● **WHAT TO WORK ON**
Lift out each line of the data that holds "script".

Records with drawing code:
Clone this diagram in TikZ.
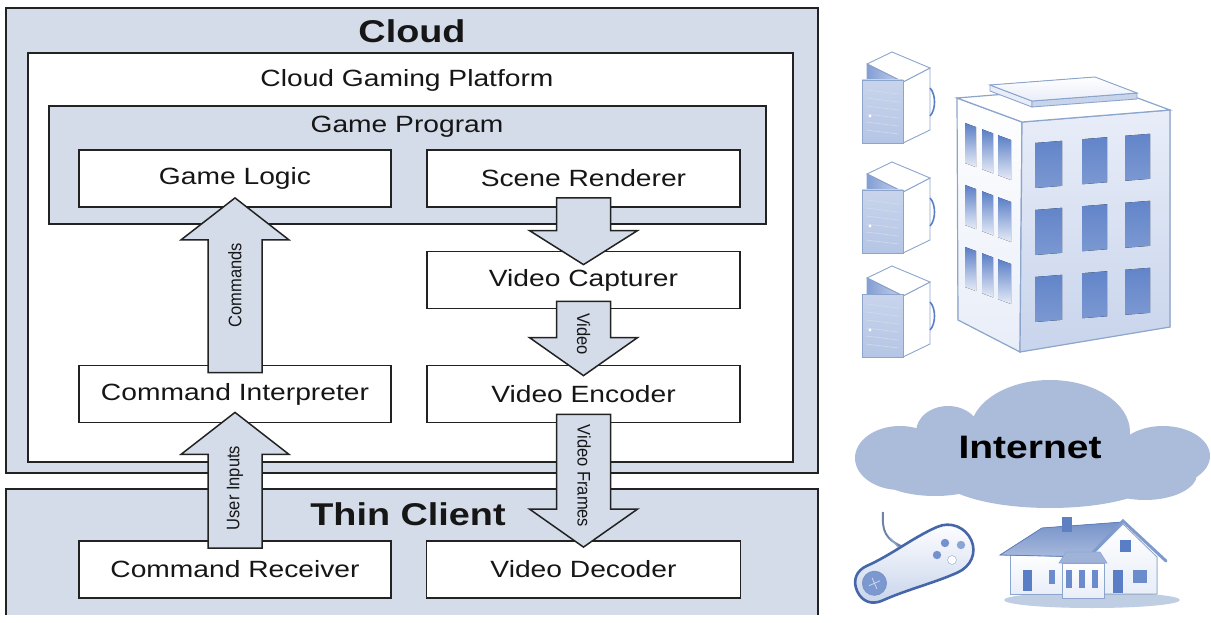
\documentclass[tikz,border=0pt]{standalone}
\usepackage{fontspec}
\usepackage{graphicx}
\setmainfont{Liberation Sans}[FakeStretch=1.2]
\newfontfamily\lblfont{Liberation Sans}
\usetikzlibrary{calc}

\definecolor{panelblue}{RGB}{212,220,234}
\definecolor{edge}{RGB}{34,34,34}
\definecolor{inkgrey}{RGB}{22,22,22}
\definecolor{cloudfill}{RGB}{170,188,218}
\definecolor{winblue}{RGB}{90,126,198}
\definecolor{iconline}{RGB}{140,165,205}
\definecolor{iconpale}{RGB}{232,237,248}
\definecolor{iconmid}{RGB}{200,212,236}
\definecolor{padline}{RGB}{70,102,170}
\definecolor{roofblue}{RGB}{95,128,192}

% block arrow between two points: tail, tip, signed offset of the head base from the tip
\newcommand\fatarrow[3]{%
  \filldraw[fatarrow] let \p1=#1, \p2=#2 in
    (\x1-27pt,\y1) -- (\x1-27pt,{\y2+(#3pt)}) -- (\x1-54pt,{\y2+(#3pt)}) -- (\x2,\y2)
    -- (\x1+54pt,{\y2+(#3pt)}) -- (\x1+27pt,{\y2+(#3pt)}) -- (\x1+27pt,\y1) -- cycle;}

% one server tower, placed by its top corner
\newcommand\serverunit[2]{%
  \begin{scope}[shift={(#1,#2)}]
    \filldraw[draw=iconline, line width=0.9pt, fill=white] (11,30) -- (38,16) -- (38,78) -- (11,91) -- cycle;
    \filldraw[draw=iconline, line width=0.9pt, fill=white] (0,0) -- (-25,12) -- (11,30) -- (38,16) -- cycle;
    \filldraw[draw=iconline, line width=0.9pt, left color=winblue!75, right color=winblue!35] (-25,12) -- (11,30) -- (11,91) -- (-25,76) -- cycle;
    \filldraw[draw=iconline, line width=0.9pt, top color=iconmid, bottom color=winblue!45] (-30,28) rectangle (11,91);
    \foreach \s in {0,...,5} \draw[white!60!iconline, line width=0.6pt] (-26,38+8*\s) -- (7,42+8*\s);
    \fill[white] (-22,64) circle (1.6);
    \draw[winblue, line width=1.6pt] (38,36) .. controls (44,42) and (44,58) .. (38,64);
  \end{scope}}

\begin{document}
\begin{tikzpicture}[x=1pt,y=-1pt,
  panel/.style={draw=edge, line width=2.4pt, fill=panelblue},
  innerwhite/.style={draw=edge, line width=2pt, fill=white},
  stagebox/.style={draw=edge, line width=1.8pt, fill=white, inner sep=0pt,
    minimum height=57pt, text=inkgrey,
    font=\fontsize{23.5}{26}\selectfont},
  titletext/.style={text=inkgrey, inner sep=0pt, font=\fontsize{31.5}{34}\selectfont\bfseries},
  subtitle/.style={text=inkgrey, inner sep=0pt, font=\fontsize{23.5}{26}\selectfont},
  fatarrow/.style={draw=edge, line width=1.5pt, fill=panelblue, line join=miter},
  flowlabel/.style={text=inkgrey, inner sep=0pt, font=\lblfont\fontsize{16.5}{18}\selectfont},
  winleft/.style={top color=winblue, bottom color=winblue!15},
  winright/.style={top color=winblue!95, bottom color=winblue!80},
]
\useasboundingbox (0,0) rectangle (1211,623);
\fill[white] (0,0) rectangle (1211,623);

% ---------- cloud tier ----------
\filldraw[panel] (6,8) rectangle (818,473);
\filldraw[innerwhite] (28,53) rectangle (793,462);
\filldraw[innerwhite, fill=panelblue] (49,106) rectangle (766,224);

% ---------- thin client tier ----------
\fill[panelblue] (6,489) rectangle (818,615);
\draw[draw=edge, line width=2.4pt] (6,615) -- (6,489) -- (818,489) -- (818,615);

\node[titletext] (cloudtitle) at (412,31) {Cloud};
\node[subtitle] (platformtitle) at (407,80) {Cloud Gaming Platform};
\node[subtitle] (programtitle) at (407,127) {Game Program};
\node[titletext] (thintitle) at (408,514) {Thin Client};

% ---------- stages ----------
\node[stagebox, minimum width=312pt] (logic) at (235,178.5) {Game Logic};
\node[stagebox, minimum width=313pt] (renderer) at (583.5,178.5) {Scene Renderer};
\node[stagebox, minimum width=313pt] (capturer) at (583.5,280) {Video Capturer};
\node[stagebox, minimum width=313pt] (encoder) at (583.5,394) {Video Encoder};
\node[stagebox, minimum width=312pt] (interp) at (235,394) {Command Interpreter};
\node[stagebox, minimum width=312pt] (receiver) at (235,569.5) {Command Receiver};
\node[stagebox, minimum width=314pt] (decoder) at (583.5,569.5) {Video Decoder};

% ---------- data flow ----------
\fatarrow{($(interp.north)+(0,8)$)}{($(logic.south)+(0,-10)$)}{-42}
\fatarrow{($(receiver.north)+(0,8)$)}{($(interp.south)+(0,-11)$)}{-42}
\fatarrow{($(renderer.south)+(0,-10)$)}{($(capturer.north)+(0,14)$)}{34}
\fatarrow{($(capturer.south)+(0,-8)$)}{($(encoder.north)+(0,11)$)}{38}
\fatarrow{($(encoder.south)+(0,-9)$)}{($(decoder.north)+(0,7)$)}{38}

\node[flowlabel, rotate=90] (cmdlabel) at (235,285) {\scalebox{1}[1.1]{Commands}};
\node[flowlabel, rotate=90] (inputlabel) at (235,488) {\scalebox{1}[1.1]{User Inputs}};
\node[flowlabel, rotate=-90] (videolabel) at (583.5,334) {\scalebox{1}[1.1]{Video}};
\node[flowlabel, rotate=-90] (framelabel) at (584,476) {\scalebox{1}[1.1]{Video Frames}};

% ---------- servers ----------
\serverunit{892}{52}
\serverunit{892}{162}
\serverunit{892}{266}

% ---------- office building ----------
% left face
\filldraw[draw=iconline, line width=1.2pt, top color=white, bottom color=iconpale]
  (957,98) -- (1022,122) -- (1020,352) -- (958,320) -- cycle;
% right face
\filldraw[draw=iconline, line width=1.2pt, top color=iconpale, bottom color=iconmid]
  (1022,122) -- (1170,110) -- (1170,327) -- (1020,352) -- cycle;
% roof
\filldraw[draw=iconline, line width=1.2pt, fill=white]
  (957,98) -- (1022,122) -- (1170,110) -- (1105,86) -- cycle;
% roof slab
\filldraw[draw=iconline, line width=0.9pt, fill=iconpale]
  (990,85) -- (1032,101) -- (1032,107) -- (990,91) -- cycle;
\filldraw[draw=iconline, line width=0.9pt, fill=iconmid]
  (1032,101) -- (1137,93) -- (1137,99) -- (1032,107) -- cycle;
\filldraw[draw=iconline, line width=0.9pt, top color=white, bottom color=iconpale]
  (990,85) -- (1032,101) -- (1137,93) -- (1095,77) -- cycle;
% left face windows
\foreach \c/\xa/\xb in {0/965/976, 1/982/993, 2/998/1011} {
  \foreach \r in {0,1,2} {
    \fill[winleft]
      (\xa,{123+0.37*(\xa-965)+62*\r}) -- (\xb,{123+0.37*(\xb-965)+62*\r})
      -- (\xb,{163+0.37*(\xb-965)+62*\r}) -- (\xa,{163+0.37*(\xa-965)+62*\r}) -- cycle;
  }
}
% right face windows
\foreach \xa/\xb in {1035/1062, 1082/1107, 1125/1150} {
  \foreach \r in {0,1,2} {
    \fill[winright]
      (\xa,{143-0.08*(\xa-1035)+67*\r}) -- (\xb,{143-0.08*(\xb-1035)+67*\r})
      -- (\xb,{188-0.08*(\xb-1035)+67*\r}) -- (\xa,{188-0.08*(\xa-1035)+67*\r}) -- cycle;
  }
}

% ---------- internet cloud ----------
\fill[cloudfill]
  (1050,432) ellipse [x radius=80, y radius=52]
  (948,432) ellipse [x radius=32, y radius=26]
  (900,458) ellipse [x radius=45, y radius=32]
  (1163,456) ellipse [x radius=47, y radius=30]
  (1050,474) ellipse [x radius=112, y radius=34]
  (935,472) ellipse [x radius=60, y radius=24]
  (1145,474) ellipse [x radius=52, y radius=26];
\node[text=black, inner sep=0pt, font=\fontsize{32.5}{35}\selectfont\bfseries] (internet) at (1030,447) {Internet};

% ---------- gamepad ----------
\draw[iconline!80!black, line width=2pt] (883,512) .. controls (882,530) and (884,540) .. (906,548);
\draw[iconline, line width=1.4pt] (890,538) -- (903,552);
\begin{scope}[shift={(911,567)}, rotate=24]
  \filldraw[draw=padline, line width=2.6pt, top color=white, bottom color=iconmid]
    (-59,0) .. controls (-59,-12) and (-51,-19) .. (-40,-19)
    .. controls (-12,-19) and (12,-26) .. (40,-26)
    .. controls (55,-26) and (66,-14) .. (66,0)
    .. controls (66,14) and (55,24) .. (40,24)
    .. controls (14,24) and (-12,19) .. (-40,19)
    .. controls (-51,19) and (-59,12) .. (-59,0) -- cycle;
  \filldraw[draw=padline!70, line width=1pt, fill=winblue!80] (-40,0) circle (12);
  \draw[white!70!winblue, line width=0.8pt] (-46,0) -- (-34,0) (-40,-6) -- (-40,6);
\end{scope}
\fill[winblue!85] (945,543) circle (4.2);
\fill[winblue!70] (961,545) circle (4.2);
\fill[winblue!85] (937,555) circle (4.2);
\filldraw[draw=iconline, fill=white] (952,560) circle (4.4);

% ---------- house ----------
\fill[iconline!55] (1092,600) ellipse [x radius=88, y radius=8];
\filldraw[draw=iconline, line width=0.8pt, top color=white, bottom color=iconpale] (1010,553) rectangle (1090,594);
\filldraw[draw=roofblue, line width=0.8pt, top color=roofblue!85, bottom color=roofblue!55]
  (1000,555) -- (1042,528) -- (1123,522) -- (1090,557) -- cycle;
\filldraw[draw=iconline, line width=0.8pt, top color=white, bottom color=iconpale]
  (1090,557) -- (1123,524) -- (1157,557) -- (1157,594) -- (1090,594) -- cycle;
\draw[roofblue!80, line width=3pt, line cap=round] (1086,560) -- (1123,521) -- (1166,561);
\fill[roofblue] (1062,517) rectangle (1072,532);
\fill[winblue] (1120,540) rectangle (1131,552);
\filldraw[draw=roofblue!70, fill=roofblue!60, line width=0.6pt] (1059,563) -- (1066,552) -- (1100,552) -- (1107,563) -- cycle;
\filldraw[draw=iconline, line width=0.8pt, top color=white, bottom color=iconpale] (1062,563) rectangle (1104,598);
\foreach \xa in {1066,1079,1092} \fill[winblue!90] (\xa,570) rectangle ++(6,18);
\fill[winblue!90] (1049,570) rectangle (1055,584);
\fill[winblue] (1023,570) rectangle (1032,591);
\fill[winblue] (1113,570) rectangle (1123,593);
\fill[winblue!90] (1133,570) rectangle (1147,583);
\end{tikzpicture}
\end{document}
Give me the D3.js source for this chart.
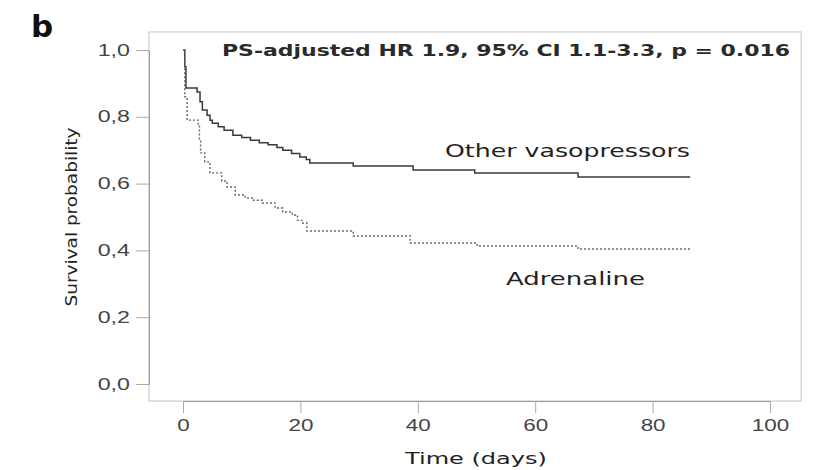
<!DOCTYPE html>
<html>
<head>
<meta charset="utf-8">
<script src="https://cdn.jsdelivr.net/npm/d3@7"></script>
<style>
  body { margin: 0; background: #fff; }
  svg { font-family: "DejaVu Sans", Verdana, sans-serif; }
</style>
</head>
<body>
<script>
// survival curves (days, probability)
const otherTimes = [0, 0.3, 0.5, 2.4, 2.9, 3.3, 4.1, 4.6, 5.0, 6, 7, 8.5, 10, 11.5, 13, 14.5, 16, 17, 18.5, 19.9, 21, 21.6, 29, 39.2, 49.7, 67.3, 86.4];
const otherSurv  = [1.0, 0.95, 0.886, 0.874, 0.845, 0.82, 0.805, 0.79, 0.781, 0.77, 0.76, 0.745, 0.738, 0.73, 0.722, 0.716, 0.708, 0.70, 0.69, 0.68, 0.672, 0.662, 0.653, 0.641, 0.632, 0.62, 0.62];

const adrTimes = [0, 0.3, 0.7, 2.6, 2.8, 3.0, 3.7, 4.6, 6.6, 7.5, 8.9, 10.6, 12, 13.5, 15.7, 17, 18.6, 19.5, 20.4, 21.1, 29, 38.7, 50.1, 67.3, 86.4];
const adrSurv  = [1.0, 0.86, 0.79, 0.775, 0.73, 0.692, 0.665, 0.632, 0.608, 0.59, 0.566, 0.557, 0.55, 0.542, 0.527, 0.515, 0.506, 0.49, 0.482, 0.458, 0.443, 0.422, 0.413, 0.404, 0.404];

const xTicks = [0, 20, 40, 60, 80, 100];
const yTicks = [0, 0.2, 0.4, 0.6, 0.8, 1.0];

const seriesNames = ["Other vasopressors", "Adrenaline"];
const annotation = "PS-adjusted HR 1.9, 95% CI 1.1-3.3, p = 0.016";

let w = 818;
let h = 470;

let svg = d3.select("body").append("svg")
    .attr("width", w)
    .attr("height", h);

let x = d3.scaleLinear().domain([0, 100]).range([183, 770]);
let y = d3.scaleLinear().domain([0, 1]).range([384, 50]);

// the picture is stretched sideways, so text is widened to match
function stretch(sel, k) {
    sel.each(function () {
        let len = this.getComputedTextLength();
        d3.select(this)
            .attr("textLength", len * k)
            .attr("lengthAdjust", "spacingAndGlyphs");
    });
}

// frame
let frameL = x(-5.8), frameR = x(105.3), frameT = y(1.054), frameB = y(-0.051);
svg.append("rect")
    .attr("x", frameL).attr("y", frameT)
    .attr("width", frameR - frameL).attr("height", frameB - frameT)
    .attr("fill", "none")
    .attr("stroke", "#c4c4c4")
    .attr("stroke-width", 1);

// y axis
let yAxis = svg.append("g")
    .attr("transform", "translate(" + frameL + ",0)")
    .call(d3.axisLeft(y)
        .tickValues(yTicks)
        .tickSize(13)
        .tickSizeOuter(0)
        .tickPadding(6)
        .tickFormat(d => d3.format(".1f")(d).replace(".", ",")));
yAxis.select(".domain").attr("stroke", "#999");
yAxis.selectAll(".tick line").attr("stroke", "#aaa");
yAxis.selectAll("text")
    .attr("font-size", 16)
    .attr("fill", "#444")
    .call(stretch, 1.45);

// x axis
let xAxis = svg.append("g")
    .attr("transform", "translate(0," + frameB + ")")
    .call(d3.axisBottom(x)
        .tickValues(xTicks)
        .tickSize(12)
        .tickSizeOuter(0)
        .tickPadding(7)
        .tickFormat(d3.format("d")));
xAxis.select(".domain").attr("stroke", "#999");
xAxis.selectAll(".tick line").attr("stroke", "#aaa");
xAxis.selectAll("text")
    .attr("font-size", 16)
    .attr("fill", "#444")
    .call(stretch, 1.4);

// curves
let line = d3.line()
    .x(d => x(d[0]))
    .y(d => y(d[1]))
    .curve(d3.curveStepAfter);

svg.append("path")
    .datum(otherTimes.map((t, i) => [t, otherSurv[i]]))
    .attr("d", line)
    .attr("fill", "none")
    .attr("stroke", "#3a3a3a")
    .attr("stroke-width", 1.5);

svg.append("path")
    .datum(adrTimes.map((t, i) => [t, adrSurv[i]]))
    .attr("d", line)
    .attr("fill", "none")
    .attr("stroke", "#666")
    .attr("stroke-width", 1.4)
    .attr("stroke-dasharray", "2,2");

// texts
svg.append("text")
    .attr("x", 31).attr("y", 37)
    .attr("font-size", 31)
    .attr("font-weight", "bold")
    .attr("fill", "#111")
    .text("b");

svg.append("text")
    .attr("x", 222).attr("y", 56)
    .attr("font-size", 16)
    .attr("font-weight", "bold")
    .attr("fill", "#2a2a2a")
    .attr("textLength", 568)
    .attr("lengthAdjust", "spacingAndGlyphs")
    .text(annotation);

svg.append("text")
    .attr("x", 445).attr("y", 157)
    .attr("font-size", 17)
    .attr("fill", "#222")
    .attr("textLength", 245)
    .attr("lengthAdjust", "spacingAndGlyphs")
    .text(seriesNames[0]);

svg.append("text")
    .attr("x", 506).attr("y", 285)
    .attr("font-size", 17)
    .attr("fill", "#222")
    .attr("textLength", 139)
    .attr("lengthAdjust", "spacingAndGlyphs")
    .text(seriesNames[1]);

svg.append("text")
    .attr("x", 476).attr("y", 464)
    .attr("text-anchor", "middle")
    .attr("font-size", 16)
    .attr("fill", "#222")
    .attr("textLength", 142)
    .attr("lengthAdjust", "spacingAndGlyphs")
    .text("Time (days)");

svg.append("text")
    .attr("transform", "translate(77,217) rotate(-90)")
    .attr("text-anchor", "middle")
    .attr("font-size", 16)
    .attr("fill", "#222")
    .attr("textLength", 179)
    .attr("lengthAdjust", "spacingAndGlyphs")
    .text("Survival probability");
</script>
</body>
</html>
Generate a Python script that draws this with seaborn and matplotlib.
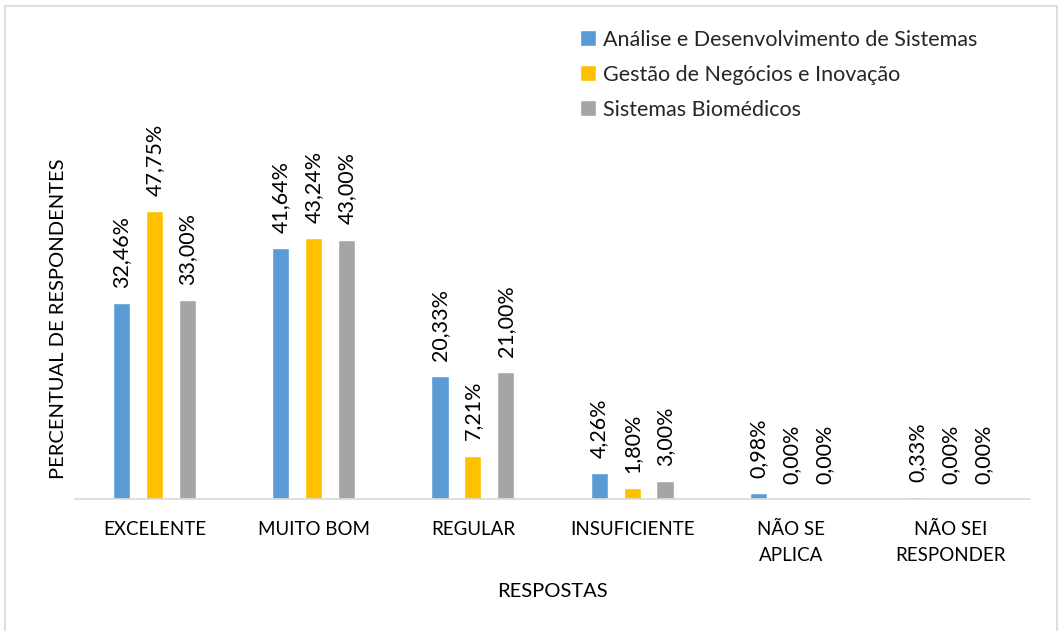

● **TASK RESPONSE**
<script src="https://cdn.jsdelivr.net/npm/d3@7"></script>
<script>
</script>
Generate a Python script that draws this with seaborn and matplotlib.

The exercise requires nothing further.